__EXERCISE INSTRUCTIONS__
In the material below, find each line holding the string "this" and copy it.

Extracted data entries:
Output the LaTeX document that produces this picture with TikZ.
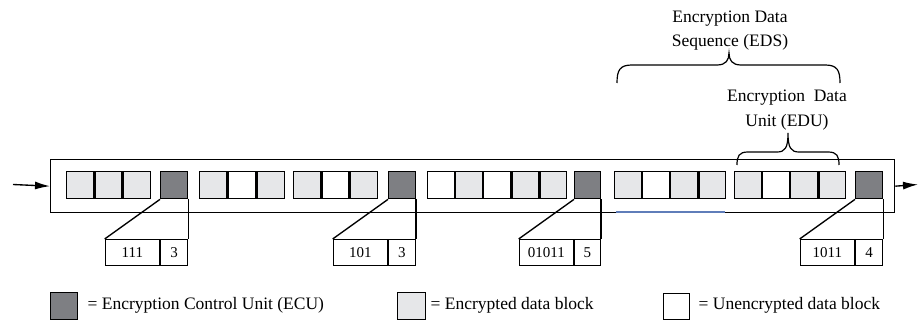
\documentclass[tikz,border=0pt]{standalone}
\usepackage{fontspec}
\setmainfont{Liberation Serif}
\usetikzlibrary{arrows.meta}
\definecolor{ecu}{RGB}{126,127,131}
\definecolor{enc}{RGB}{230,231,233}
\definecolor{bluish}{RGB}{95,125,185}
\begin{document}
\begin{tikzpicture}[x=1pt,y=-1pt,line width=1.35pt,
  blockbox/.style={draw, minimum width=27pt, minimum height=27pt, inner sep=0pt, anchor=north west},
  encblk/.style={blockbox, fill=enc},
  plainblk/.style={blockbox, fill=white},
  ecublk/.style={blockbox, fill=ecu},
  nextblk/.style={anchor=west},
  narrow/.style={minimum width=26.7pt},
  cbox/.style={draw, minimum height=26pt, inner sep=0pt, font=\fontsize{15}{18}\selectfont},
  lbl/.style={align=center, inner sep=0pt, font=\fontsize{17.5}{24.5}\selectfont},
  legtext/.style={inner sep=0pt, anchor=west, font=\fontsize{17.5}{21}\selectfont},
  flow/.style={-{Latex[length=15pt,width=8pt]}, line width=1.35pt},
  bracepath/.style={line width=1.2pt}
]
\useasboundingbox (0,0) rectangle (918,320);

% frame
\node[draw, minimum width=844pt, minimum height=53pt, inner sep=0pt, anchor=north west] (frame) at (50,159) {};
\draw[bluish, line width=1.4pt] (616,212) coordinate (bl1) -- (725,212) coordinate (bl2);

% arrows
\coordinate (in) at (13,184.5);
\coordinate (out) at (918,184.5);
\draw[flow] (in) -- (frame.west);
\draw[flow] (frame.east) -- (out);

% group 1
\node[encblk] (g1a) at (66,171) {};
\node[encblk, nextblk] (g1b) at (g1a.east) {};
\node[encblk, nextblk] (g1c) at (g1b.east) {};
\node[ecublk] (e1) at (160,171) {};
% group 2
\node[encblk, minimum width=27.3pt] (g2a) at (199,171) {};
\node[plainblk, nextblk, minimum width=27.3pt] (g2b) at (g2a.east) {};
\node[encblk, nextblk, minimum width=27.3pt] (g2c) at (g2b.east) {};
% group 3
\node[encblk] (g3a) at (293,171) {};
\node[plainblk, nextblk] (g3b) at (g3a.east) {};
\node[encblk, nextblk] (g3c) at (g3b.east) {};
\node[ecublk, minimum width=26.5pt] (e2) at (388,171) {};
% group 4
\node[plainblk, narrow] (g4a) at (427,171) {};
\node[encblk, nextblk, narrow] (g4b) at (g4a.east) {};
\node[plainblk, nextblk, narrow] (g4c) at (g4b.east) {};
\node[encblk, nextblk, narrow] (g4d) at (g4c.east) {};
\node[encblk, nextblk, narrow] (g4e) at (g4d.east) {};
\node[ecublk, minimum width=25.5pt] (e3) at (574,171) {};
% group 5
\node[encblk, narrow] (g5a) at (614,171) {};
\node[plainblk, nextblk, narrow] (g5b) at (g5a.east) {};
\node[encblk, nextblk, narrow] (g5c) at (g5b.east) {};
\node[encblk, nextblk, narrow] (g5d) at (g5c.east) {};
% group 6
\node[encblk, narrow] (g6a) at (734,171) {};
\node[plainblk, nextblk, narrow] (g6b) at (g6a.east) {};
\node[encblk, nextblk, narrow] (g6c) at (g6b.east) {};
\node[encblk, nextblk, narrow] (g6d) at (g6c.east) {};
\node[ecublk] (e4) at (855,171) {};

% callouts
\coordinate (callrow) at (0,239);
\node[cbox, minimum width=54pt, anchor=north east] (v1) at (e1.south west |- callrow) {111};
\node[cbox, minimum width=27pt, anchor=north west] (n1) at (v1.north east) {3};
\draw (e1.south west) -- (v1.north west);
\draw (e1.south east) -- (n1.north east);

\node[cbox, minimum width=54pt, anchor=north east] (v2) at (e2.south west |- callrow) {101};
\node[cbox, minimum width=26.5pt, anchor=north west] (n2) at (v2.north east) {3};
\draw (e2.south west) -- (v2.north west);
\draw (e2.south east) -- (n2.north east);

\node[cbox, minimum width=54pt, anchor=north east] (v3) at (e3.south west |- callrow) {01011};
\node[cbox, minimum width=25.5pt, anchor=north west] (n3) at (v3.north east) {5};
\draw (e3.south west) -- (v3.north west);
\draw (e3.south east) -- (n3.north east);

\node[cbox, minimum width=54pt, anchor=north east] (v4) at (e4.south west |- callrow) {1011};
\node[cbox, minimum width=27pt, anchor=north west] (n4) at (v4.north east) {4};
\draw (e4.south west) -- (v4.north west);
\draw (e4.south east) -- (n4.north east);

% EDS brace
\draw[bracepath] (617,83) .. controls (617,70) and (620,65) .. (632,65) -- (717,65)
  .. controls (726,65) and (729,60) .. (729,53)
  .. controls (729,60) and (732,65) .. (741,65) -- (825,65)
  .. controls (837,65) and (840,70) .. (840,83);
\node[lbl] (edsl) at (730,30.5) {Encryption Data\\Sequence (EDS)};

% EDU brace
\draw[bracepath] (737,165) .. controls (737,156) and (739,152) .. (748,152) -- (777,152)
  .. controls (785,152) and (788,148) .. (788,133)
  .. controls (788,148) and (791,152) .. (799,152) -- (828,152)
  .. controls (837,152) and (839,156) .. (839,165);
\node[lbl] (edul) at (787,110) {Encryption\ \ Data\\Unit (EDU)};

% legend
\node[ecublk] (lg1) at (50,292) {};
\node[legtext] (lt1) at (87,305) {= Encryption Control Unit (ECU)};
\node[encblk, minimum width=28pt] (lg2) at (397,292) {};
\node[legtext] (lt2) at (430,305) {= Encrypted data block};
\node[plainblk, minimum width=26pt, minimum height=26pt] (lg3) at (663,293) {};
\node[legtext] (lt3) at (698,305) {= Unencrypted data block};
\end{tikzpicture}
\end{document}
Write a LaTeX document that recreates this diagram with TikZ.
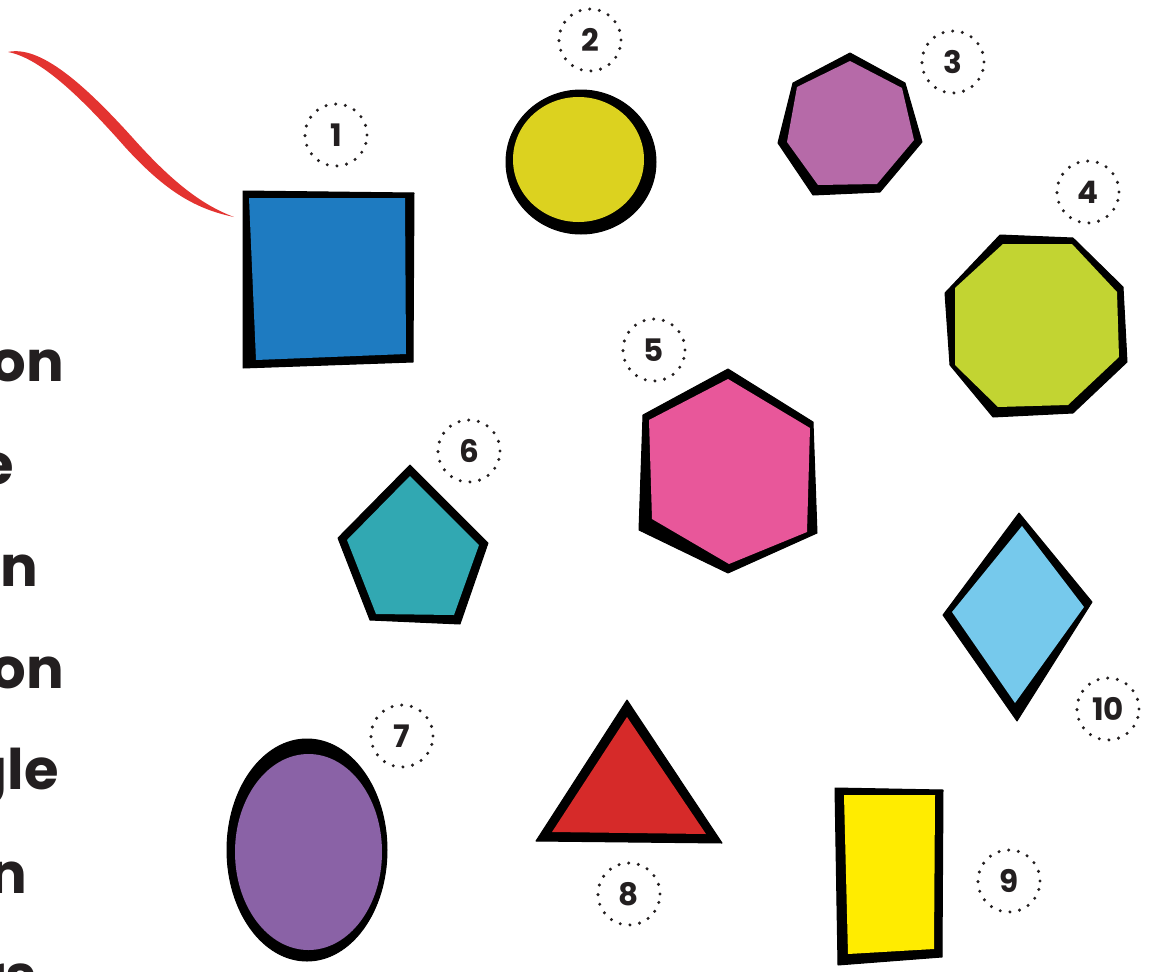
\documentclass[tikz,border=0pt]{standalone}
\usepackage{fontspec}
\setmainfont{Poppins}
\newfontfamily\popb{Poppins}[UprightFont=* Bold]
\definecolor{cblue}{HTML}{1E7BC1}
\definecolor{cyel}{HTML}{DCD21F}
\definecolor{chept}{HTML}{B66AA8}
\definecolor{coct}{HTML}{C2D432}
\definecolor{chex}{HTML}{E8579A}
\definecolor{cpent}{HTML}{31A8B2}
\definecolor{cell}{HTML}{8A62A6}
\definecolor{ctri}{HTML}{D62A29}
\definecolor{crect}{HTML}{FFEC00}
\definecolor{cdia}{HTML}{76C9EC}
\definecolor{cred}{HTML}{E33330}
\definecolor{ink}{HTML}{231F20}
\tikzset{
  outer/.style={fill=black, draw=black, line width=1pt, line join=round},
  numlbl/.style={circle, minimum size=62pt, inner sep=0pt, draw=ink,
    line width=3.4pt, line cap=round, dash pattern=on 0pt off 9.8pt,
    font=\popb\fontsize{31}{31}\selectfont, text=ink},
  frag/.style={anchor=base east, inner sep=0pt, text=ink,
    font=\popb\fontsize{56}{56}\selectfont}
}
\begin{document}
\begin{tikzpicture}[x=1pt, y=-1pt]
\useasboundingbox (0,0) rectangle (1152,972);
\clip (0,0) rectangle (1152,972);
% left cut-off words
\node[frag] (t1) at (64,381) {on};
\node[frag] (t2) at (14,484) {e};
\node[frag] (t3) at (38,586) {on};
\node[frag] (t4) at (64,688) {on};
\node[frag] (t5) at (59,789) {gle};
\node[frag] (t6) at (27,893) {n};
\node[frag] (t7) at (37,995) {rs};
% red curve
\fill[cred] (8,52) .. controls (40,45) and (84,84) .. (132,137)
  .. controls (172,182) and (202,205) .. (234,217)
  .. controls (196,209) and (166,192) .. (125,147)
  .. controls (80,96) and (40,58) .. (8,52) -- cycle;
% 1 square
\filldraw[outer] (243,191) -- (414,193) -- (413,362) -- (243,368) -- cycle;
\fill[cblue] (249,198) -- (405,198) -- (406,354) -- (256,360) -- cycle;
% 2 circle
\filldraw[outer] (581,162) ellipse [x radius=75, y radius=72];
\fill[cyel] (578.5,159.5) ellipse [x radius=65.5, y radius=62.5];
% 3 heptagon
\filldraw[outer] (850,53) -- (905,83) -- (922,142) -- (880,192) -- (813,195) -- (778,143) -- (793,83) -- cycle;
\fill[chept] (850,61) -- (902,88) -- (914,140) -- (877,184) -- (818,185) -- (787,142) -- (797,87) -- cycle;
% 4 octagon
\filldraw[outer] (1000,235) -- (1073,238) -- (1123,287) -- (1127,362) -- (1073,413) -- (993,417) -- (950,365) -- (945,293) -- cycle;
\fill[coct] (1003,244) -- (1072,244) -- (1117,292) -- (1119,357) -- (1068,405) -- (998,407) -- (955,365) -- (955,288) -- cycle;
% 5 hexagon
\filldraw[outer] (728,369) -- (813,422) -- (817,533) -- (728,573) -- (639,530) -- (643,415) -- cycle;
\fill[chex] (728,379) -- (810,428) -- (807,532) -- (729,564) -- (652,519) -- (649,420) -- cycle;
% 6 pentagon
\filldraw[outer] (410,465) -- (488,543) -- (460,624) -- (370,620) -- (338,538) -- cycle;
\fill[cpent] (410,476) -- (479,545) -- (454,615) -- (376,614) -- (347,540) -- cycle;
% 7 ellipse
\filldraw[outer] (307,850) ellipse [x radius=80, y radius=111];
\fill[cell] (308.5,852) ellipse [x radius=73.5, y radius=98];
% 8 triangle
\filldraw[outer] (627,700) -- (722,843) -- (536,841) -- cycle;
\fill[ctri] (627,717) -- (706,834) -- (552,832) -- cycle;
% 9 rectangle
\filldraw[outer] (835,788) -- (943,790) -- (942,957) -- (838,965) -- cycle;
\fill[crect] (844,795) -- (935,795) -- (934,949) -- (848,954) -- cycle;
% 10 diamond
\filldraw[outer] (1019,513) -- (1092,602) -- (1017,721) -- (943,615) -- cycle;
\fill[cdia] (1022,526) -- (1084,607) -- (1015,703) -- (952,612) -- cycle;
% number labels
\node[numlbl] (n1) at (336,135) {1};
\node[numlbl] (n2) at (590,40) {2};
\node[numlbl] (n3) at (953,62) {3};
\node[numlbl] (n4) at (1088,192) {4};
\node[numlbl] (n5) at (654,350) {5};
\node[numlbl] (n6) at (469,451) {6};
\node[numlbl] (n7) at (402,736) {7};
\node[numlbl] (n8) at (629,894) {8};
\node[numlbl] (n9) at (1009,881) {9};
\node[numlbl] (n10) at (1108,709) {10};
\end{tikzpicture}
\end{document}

__RESPONSE TO THE TASK__
Output the LaTeX document that produces this picture with TikZ.
Write a LaTeX document that recreates this diagram with TikZ.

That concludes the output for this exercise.